Kuru ekmeğe terfi ettin ise! Bunu kendi ellerinle sen sağladın.
Hegel der ki:
"Her millet layık olduğu şekilde yönetilir"
Milletvekilinin sözüne alındığını ummuyorum ama alındıysan hala sende umut var demektir.
Zira Geothe’ye göre, “Tedirginlik ve endişe, zeki insanlara özgüdür. Bir aptalın, herhangi bir konuda endişelendiğini, kaygı duyduğunu göremezsiniz.” der.
Gelelim Denizli Halkının seçip meclise gönderdiği bu densizin sözlerine.
Sadece bir düşün kardeşim.
Böyle bir embesil Almanya’da, İsviçre’de milletvekili olsaydı.
Sokağa çıkamazdı bu seviyesizliğinden sonra.
Ama bizde, partisi onu yeniden belki aday göstermeyebilir.
Ama bir Banka Yönetim Kurulu Üyeliği ya da dış temsilciliklerimizden birinde hatırı sayılı bir maaşla vekillikten sonraki görevi hazırdır, merak etme.

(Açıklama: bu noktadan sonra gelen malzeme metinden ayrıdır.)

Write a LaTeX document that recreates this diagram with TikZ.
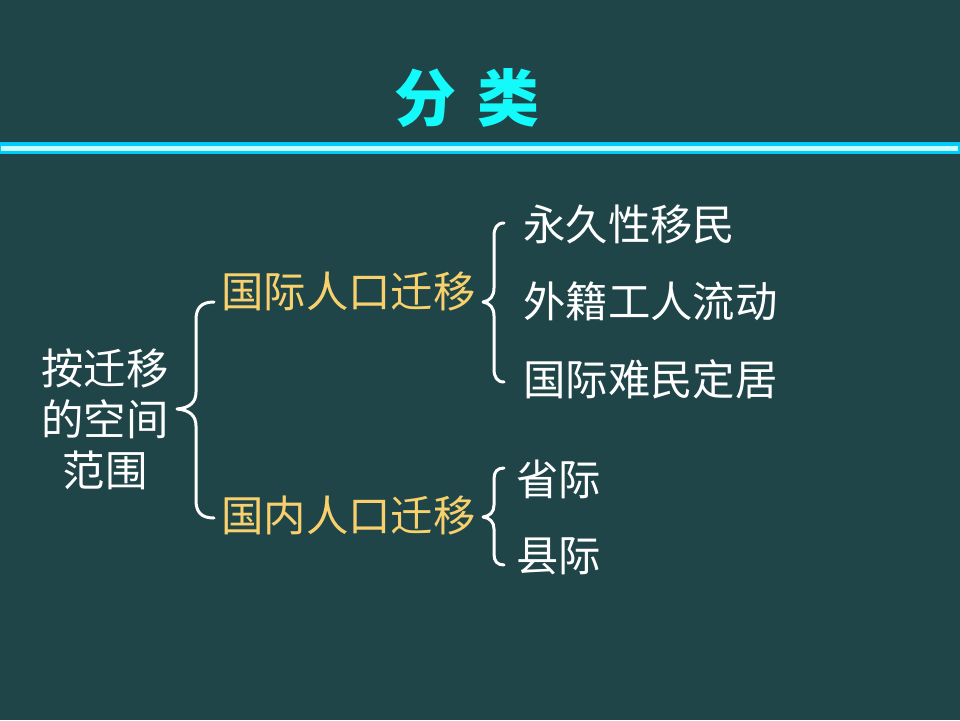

Zira millete tepeden bakan, hor gören., küçümseyenler hep daha iyi görevlerle taltif edilmiştir bu iktidar döneminde.
Sen kuru ekmeğine ve sana bunu sağlayan anlayışın peşinden koşmaya devam et.
Belli olmaz, bu seçim döneminde kafana bir paket çay da isabet edebilir.
O Zaman kuru ekmeği çayla yumuşatırsın ağzında.
Tabii, kuru çay yetmez, çay suyunu kaynatacak gaz ocağın varsa.